Когда в декабре 1970 года Зигфрид Ленц и я сопровождали канцлера в Варшаву, мы воспринимали себя отнюдь не как декорацию; нет, именно потому, что Ленц и я приняли утрату родины, мы признали и западную границу Польши. Гордость за Германию? Да, оглядываясь назад, я горжусь, что был тогда в Варшаве.
Кстати, не только Брандт и его узкий круг оживили эту форму политической культуры; тот самый Густав Хайнеман, который, будучи только что избранным президентом Федеративной республики, на вопрос пытавшегося застать его врасплох журналиста: «Любите ли Вы государство?» ответил с примерным лаконизмом: «Я люблю не государство, а свою жену!», тоже с абсолютной естественностью общался с интеллигенцией, иногда даже во время игры в скат.
Когда я пытаюсь оживить в памяти это короткое и все же оставившее столь большой отпечаток время, я говорю об утрате. Неповторимым осталось то, что было рассчитано на продолжение. Смерть Вилли Брандта сделала эту утрату еще более ощутимой.

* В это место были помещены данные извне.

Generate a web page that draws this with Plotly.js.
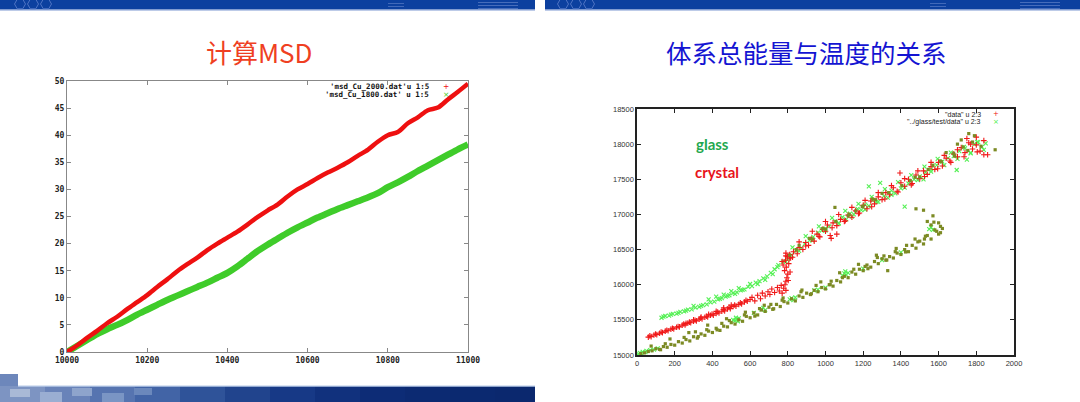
<!DOCTYPE html>
<html><head><meta charset="utf-8">
<script src="https://cdn.plot.ly/plotly-3.0.1.min.js"></script>
<style>html,body{margin:0;padding:0;background:#fff;}#c{width:1080px;height:402px;}</style>
</head><body><div id="c"></div>
<script>
// ---------- Left chart data (MSD) ----------
const msdTime = [10000,10025,10050,10075,10100,10125,10150,10175,10200,10225,10250,10275,10300,10325,10350,10375,10400,10425,10450,10475,10500,10525,10550,10575,10600,10625,10650,10675,10700,10725,10750,10775,10800,10825,10850,10875,10900,10925,10950,10975,11000];
const msdCu2000 = [0,1.2,2.6,3.9,5.3,6.5,7.9,9.2,10.5,12.0,13.4,14.9,16.2,17.4,18.8,20.0,21.1,22.2,23.5,24.9,26.1,27.2,28.7,30.0,31.0,32.1,33.1,34.0,35.0,36.2,37.3,38.8,40.0,40.6,42.2,43.3,44.6,45.1,46.6,48.0,49.5];
const msdCu1800 = [0,1.1,2.2,3.3,4.2,5.0,5.9,6.9,7.8,8.7,9.6,10.4,11.2,12.0,12.8,13.7,14.6,15.8,17.2,18.6,19.8,20.9,22.0,23.0,23.9,24.8,25.6,26.4,27.1,27.8,28.5,29.3,30.4,31.3,32.3,33.4,34.4,35.4,36.4,37.4,38.3];
const msdXTicks = [10000,10200,10400,10600,10800,11000];
const msdYTicks = [0,5,10,15,20,25,30,35,40,45,50];
const msdLegend = ["'msd_Cu_2000.dat'u 1:5", "'msd_Cu_1800.dat' u 1:5"];

// ---------- Right chart data (energy vs temperature) ----------
const crystalT = [60,75,90,105,120,135,150,165,180,195,210,225,240,255,270,285,300,315,330,345,360,375,390,405,420,435,450,465,480,495,510,525,540,555,570,585,600,
  68,98,128,158,188,218,248,278,308,338,368,398,428,458,488,518,548,578,
  260,300,340,380,420,460,500,
  610,625,640,655,665,680,695,705,715,730,745,755,765,770,
  778,785,790,795,800,783,792,805,788,798,810,775,812,802,790,815,
  770,790,810,830,850,860,880,895,910,925,940,955,970,985,1000,1010,1025,1040,1060,1080,1100,1120,1140,1160,1180,1200,1220,1240,1260,1280,1300,1320,1340,1360,1380,1400,1420,1440,1460,1480,1500,1520,1540,1560,1580,1600,1620,1640,1660,1680,1700,1720,1740,1760,1780,1800,1820,1840,1860,1750,1800,1395,1030,1060,
  790,825,860,895,930,965,1000,1035,1070,1105,1140,1175,1210,1245,1280,1315,1350,1385,1420,1455,1490,1525,1560,1595,1630,1665,1700,1735,1770,1805,1840];
const crystalE = [15255,15262,15285,15290,15310,15318,15340,15345,15368,15372,15395,15400,15425,15428,15455,15458,15480,15485,15510,15512,15538,15540,15565,15568,15592,15598,15622,15628,15655,15660,15690,15695,15720,15728,15755,15765,15790,
  15272,15298,15326,15352,15380,15405,15440,15468,15495,15525,15552,15582,15612,15645,15678,15712,15742,15778,
  15450,15500,15540,15580,15620,15670,15710,
  15820,15770,15850,15800,15880,15840,15900,15860,15940,15890,15960,15910,15990,15880,
  15950,16000,16050,16100,16150,16200,16250,16300,16350,16400,16430,16280,16180,16060,15920,16380,
  16330,16410,16380,16470,16440,16530,16500,16600,16560,16650,16620,16720,16680,16790,16760,16850,16700,16880,16840,16930,16900,16990,16960,17050,17020,17130,17080,17190,17150,17250,17210,17310,17280,17380,17330,17450,17400,17500,17440,17560,17510,17620,17570,17680,17640,17740,17690,17800,17760,17860,17820,17950,17880,18020,17930,17990,17900,17850,17850,18080,18100,17590,16660,16720,
  16450,16390,16610,16550,16760,16690,16900,16810,17000,16910,17100,17010,17200,17110,17310,17220,17410,17320,17510,17420,17620,17540,17740,17650,17840,17740,17920,17820,18000,17890,18050];

const glassT = [130,150,170,190,210,230,250,270,290,310,330,350,370,390,410,430,450,470,490,510,530,550,570,590,610,630,650,670,690,710,730,745,
  140,180,220,260,340,440,480,520,560,640,680,720,
  300,380,420,460,500,540,600,
  750,775,800,820,845,870,890,915,935,960,980,1000,1020,1050,1070,1090,1110,1130,1150,1170,1190,1210,1230,1250,1270,1290,1230,1310,1330,1350,1370,1400,1420,1440,1470,1500,1530,1560,1590,1620,1650,1680,1696,1710,1740,1770,1790,1810,1830,1750,1520,1850,
  790,825,860,895,930,965,1000,1035,1070,1105,1140,1175,1210,1245,1280,1315,1350,1385,1420,1455,1490,1525,1560,1595,1630,1665,1700,1735,1770,1805,1840,
  0,10,15,25,30,45,50,70,90,110,510,520,530,540,525,535,660,670,680,810,820,830,840,1090,1100,1110,1120,1105,1550,1560,1570,1000,960,1200,1300,1400,620,940];
const glassE = [15530,15555,15560,15585,15590,15615,15620,15645,15650,15675,15685,15710,15720,15750,15760,15790,15810,15830,15850,15880,15890,15920,15935,15970,15980,16030,16050,16090,16120,16170,16220,16250,
  15545,15575,15600,15632,15700,15800,15842,15870,15928,16010,16070,16150,
  15700,15790,15830,15860,15910,15950,16010,
  16280,16330,16360,16420,16480,16520,16580,16630,16680,16740,16770,16800,16830,16900,16880,16960,16930,17010,17000,17080,17060,17140,17120,17200,17180,17450,17400,17260,17240,17340,17300,17370,17110,17440,17500,17540,17600,17640,17700,17750,17800,17830,17632,17900,17940,17880,18000,18030,17960,17780,17500,18010,
  16330,16530,16480,16690,16630,16830,16770,16950,16870,17050,16970,17150,17070,17250,17180,17360,17280,17460,17380,17560,17490,17680,17610,17790,17700,17880,17790,17960,17870,18030,17920,
  15000,15010,15030,15020,15045,15040,15060,15070,15075,15095,15500,15490,15510,15520,15530,15480,15650,15670,15640,15790,15810,15780,15820,16130,16160,16140,16170,16190,16790,16820,16780,15960,15930,16230,16350,16460,15600,15920];

const overlapT = [20,40,60,80,100,120,140,160,180,200,220,240,260,280,300,320,340,360,380,400,420,440,460,480,500,520,540,560,580,600,620,640,660,680,700,720,740,760,780,800,820,840,860,880,900,920,940,960,980,1000,1020,1040,1060,1080,1100,1120,1140,1160,1180,1200,1220,1240,1260,1280,1300,1320,1340,1360,1380,1400,1420,1440,1460,1480,1500,1520,1540,1560,1580,1600,1620,1540,1570,1520,1480,1560,1600,1330,1270,
  150,250,310,370,450,490,570,650,710,770,870,950,1030,1090,1150,1210,1310,1370,1430,1490,1530,1590,1610,
  75,125,175,275,325,375,425,475,575,625,675,725,775,875,925,975,1025,1075,1175,1225,1275,1325,1375,1425,1475,1525,1575,1610,
  810,860,930,1000,1050,1120,1160,1200,1250,1300,1450,1500,1570,1610,1640,1680,1700,1730,1760,1790,1900,
  845,915,985,1055,1125,1195,1265,1335,1405,1475,1545,1615,1685,1755,1825,1720,1780];
const overlapE = [15020,15030,15050,15060,15090,15080,15120,15110,15150,15140,15190,15170,15220,15200,15260,15240,15300,15280,15340,15320,15380,15350,15410,15400,15460,15440,15500,15480,15550,15530,15600,15570,15640,15620,15680,15650,15720,15690,15760,15740,15800,15770,15840,15820,15880,15860,15920,15900,15960,15940,16000,15980,16060,16040,16120,16100,16180,16150,16220,16200,16280,16250,16330,16300,16370,16350,16400,16380,16450,16430,16500,16470,16560,16520,16620,16580,16700,16650,16780,16720,16800,16900,16980,17060,17080,16850,16880,16200,16420,
  15160,15250,15330,15360,15450,15490,15570,15660,15720,15780,15900,15990,16050,16100,16220,16260,16410,16470,16560,16610,16690,16760,16830,
  15127,15075,15228,15319,15262,15425,15358,15516,15609,15553,15708,15658,15812,15924,15872,16040,16002,16170,16290,16228,16387,16351,16516,16466,16650,16650,16890,16740,
  16420,16560,16650,16790,17100,16980,17050,17120,17220,17300,17480,17530,17700,17760,17880,17870,18000,17960,18150,18120,17920,
  16500,16660,16800,16900,17000,17110,17210,17310,17410,17530,17640,17750,17830,17910,17970,18060,18030];

const energyXTicks = [0,200,400,600,800,1000,1200,1400,1600,1800,2000];
const energyYTicks = [15000,15500,16000,16500,17000,17500,18000,18500];
const energyLegend = ['"data" u 2:3', '"../glass/test/data" u 2:3'];
const labelTexts = ['glass', 'crystal'];
const slideTitles = ['计算MSD', '体系总能量与温度的关系'];

// ---------- helpers (pixel -> paper) ----------
const W = 1080, H = 402;
const px = x => x / W, py = y => 1 - y / H;
function rect(x0, y0, x1, y1, color, extra) {
  return Object.assign({type:'rect', xref:'paper', yref:'paper', x0:px(x0), x1:px(x1), y0:py(y1), y1:py(y0),
    fillcolor:color, line:{width:0}, layer:'below'}, extra || {});
}
function hex(cx, cy, r, color) {
  let d = '';
  for (let i = 0; i < 6; i++) {
    const a = Math.PI / 3 * i;
    const x = px(cx + r * Math.cos(a)), y = py(cy + r * Math.sin(a));
    d += (i === 0 ? 'M' : 'L') + x + ',' + y + ' ';
  }
  return {type:'path', xref:'paper', yref:'paper', path:d + 'Z', line:{color:color, width:1}, layer:'above'};
}

const shapes = [];
shapes.push(rect(0, 0, 535, 9.5, '#0c409f'));
shapes.push(rect(0, 9.5, 535, 10.5, '#7c98d2'));
shapes.push(rect(545, 0, 1080, 9.5, '#0c409f'));
shapes.push(rect(545, 9.5, 1080, 10.5, '#7c98d2'));
[[20,4],[33,4],[46,4]].forEach(h => shapes.push(hex(h[0], h[1], 5.5, '#4f74c4')));
[[563,4],[576,4],[589,4]].forEach(h => shapes.push(hex(h[0], h[1], 5.5, '#4f74c4')));
[[388,3],[388,6],[478,2],[478,5],[478,8]].forEach(s => shapes.push(rect(s[0], s[1], s[0] + (s[0] > 450 ? 40 : 16), s[1] + 0.7, '#5a7cc4')));
[[930,3],[930,6],[1020,2],[1020,5],[1020,8]].forEach(s => shapes.push(rect(s[0], s[1], s[0] + (s[0] > 1000 ? 40 : 16), s[1] + 0.7, '#5a7cc4')));
const bandCols = ['#7d94c2','#6983b9','#5674b0','#4264a6','#2f5399','#21448d','#173986','#11317d','#0d2c76','#0c2a72','#0b2970','#0b286e'];
bandCols.forEach((c, i) => shapes.push(rect(i * 45, 386, i === bandCols.length - 1 ? 535 : (i + 1) * 45, 402, c)));
shapes.push(rect(0, 374, 18, 386, '#6d87bb'));
shapes.push(rect(18, 385.5, 535, 386.8, '#b9cbe8'));
[[10,389,30,397,'#a9b9d6'],[40,392,62,402,'#9aaed2'],[72,388,92,396,'#8ea4cc'],[102,393,124,402,'#7a95c4'],[134,388,152,395,'#6b88bc']]
  .forEach(k => shapes.push(rect(k[0], k[1], k[2], k[3], k[4])));

const annotations = [];
function ann(text, x, y, font, xanchor) {
  annotations.push({text:text, xref:'paper', yref:'paper', x:px(x), y:py(y), showarrow:false,
    xanchor:xanchor || 'center', yanchor:'middle', font:font});
}
ann(slideTitles[0], 259, 52, {family:'Noto Sans CJK SC', size:26, color:'#ef3f22'});
ann(slideTitles[1], 806, 51, {family:'Noto Sans CJK SC', size:25.5, color:'#1414d2'});
const monoB = {family:'DejaVu Sans Mono', size:7.5, color:'#111', weight:'bold'};
ann(msdLegend[0], 431, 86, monoB, 'right');
ann(msdLegend[1], 431, 95, monoB, 'right');
ann('+', 446, 86, {family:'DejaVu Sans', size:7.5, color:'#ee1111'});
ann('×', 446, 95, {family:'DejaVu Sans', size:7.5, color:'#44cc22'});
const sansS = {family:'Liberation Sans', size:7, color:'#222'};
ann(energyLegend[0], 983, 114.5, sansS, 'right');
ann(energyLegend[1], 983, 122.5, sansS, 'right');
ann('+', 996, 114.5, {family:'DejaVu Sans', size:7, color:'#ee1111'});
ann('×', 996, 122.5, {family:'DejaVu Sans', size:7, color:'#44ee44'});
ann(labelTexts[0], 712, 144, {family:'Lato', size:15, color:'#1fa84f', weight:'bold'});
ann(labelTexts[1], 717, 172, {family:'Lato', size:15, color:'#e8141c', weight:'bold'});

const traces = [
  {x:msdTime, y:msdCu1800, xaxis:'x', yaxis:'y', mode:'lines', line:{color:'#3fcc2a', width:6.5, shape:'spline', smoothing:0.8}, name:msdLegend[1]},
  {x:msdTime, y:msdCu2000, xaxis:'x', yaxis:'y', mode:'lines', line:{color:'#ee1010', width:4.5, shape:'spline', smoothing:0.8}, name:msdLegend[0]},
  {x:glassT, y:glassE, xaxis:'x2', yaxis:'y2', mode:'markers', name:energyLegend[1],
    marker:{symbol:'x-thin-open', size:4, line:{color:'#55f055', width:1.1}, color:'#55f055'}},
  {x:crystalT, y:crystalE, xaxis:'x2', yaxis:'y2', mode:'markers', name:energyLegend[0],
    marker:{symbol:'cross-thin-open', size:4, line:{color:'#f01818', width:1.1}, color:'#f01818'}},
  {x:overlapT, y:overlapE, xaxis:'x2', yaxis:'y2', mode:'markers', showlegend:false,
    marker:{symbol:'square', size:3.2, color:'#7c8a24', line:{width:0}}}
];

const leftTick = {family:'DejaVu Sans Mono', size:8, color:'#222', weight:'bold'};
const rightTick = {family:'Liberation Sans', size:7.5, color:'#333'};
const common = {ticks:'inside', ticklen:4, showline:true, mirror:'ticks', showgrid:false, zeroline:false, fixedrange:true};
const layout = {
  width:W, height:H, margin:{l:0, r:0, t:0, b:0}, paper_bgcolor:'#fff', plot_bgcolor:'#fff',
  showlegend:false, shapes:shapes, annotations:annotations,
  xaxis:Object.assign({domain:[px(67), px(468)], range:[10000, 11000], tickvals:msdXTicks, ticktext:msdXTicks.map(String),
    tickcolor:'#888', linecolor:'#888', linewidth:1, tickfont:leftTick, anchor:'y'}, common),
  yaxis:Object.assign({domain:[py(352), py(81)], range:[0, 50], tickvals:msdYTicks, ticktext:msdYTicks.map(String),
    tickcolor:'#888', linecolor:'#888', linewidth:1, tickfont:leftTick, anchor:'x'}, common),
  xaxis2:Object.assign({domain:[px(637), px(1014)], range:[0, 2000], tickvals:energyXTicks, ticktext:energyXTicks.map(String),
    tickcolor:'#222', linecolor:'#222', linewidth:1.6, tickfont:rightTick, anchor:'y2'}, common),
  yaxis2:Object.assign({domain:[py(355), py(109)], range:[15000, 18500], tickvals:energyYTicks, ticktext:energyYTicks.map(String),
    tickcolor:'#222', linecolor:'#222', linewidth:1.6, tickfont:rightTick, anchor:'x2'}, common)
};
Plotly.newPlot('c', traces, layout, {staticPlot:true});
</script></body></html>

А вот и другие примеры пережитых потерь: что стало с многообразием общественного мнения? Как шелестел немецкий газетно-журнальный лес, когда «Шпигель» еще был тем, чем обещал быть: например, отчетливой альтернативой шпрингеровской прессе. Хотя и выражавшая в экономическом разделе взгляды, сходные с «Франкфуртер альгемайне цайтунг», «Ди цайт» отличалась от ее консервативной статичности своим радикальным либерализмом. Сегодня редакторы отделов культуры названных изданий вполне взаимозаменяемы; они лишь кокетливо делают вид, что спорят друг с другом, да и то в придаточных предложениях. Зато самоуверенная расправа с демократической левой стала хорошим тоном. Даже во «Франкфуртер рундшау» эта тональность порой вполне ощутима. Германия, единый отдел культуры! — хочется воскликнуть, заменяя другой, известный лозунг [59] Имеется в виду лозунг немецкого объединения: «Германия, единое отечество!»
, особенно теперь, когда столь часто призываемое отечество вновь утратило единство.
Конечно, есть и исключения. Так, из остатков когда-то неразличимой по духу прессы ГДР вылупилось несколько весьма любопытных журналов: однако кто же на Западе станет читать восточную «Вохенпост»? Но когда и без того находящееся под угрозой из-за образования газетно-издательских концернов общественное мнение к тому же начинает политически приспосабливаться и терять былой дух противоречия, становится ощутимой утрата, которую, если это продлится долго, не выдержит никакая демократия.
Говорить обо всем этом в Мюнхене и не упомянуть «Зюддойче цайтунг» было бы невежливо. Признаю: пока она еще держится, пока. Но кто на Востоке республики читает это надрегиональное издание, разве что кому-то — будь что будет — Бавария ближе, чем Бранденбург?
Пожалуй, последний пример особенно отчетливо показывает, насколько чужды немцы друг другу. Они лишь с большой неохотой принимают к сведению существование других соотечественников. В этой окаменелой чуждости восточных и западных немцев мекленбуржцы и саксонцы с одной стороны, и жители прирейнских земель и швабы — с другой чувствуют себя отдаленными друг от друга более, чем когда-либо. Даже северные и южные немцы, словно подтверждая разделяющую роль Майна, абсолютно чужды друг другу.
Эти разграничения — результат нашей истории, упорно поддерживавшей сепаратизм и лишь изредка и чаще всего против воли подталкивавшей к единству. Но, может быть, столь многоликое отчуждение является ценой за культурное многообразие всей страны, которая во время государственных и спортивных событий желает именоваться Германией.
Этому по праву соответствует наше федералистское устройство. Оно гарантирует не только отчуждающие, но и оживляющие различия, и с усердием владельцев маленьких садовых участков, ставящих заборы, оберегает наше культурное богатство, которому — от самодеятельного театра до охраны старинных развалин — всегда обеспечены денежные дотации.
Так распорядилась наша конституция. Но федерализм, эта умная застрахованность от самих себя, в процессе недавнего объединения потерпел ущерб. И не то чтобы где-то был отменен суверенитет какой-либо из земель, нет; дело в старонемецком сепаратизме, во врожденном эгоизме земель, в боязливой косности, этой оцепенелости в собственном спертом воздухе, в своекорыстии, заставляющем упрямо торговаться за дотации и компенсационные выплаты; иначе говоря, во всем том, что лишило немецкий федерализм его политической конструктивной силы, и так отсутствовавшей у Федерального правительства и у оппозиции в процессе объединения. Но если федерализм как корректив по отношению к государству окажется несостоятельным, то к списку уже перечисленных потерь придется добавить еще один минус.